Let the bus's position be \(x_b = (1/2)at^2 = t^2\). The cyclist's position (starting 96m behind) is \(x_c = 20t - 96\). For meeting, \(t^2 = 20t - 96 \Rightarrow t^2 - 20t + 96 = 0\). Factoring gives \((t-8)(t-12) = 0\), so \(t=8\)s or \(t=12\)s. At \(t=8\)s, cyclist is faster than bus. At \(t=12\)s, bus is faster, so it overtakes.

Question 17: moderate

A boat takes 2 hours to go 10 km and come back in still water lake.
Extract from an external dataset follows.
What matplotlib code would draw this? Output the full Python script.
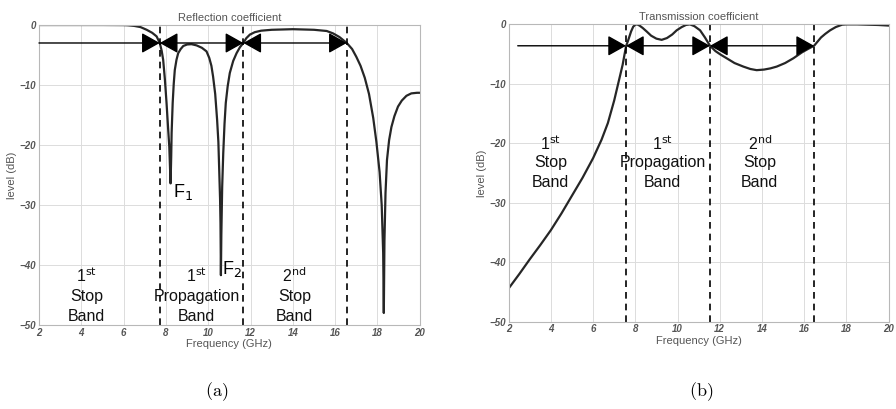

The time taken for going 10 km upstream and coming back with water velocity of \(5\text{ km/h}\).

1. 140 min
2. 150 min
3. 160 min
4. 170 min
View Answer

In still water, total distance is 20 km in 2 hours, so boat speed \(v_b = 10\text{ km/h}\). Water velocity \(v_w = 5\text{ km/h}\). Upstream speed \(v_b - v_w = 5\text{ km/h}\). Time upstream = \(10/5 = 2\) hours. Downstream speed \(v_b + v_w = 15\text{ km/h}\). Time downstream = \(10/15 = 2/3\) hours. Total time = \(2 + 2/3 = 8/3\) hours = \(160\) minutes.

Question 18: moderate

Two bodies are held separated by \(9.8\text{ m}\) vertically one above the other. They are released simultaneously to fall freely under gravity. After \(2\text{ s}\) the relative distance between them is :

1. 4.9 m
2. 19.6 m
3. 9.8 m
4. 39.2m
View Answer

Both bodies are released simultaneously and fall under gravity. Their acceleration is identical (\(g\)). Since their initial relative velocity is zero and relative acceleration is zero, their relative distance remains constant. Thus, after \(2\) s, the relative distance is still \(9.8\) m.

Question 19: easy

Two trains each of length \(100\text{ m}\) are running on parallel tracks. One overtakes the other in \(20\text{ s}\) when they are moving in the same direction and crosses the other in \(10\text{ s}\) when they move in the opposite directions. The velocities of the two trains are:

1. \(15\text{ m/s}\) & \(5\text{ m/s}\)
2. \(25\text{ m/s}\) & \(15\text{ m/s}\)
3. \(10\text{ m/s}\) & \(10\text{ m/s}\)
4. \(30\text{ m/s}\) & \(10\text{ m/s}\)
View Answer

Let the velocities be \(v_1\) and \(v_2\). Distance to cross is \(100 + 100 = 200\text{ m}\). For same direction: \(v_1 - v_2 = 200/20 = 10\text{ m/s}\). For opposite direction: \(v_1 + v_2 = 200/10 = 20\text{ m/s}\). Solving these gives \(v_1 = 15\text{ m/s}\) and \(v_2 = 5\text{ m/s}\).

Question 20: moderate

Two bodies separated by a distance of \(‘s’\) start moving towards each other with speeds of \(v\) and \(2v\) respectively. The uniform acceleration with which the first body should move so that they meet at the middle is:

1. \(\frac{v^2}{s}\)
2. \(\frac{v^2}{2s}\)
3. \(\frac{8v^2}{s}\)
4. \(\frac{4v^2}{s}\)
View Answer

The second body travels \(s/2\) at constant speed \(2v\) in time \(t = s/(4v)\). For the first body: \(s/2 = vt + \frac{1}{2}at^2\). Substituting \(t\) gives \(s/2 = s/4 + a s^2 / (32v^2)\), which simplifies to \(a = 8v^2/s\).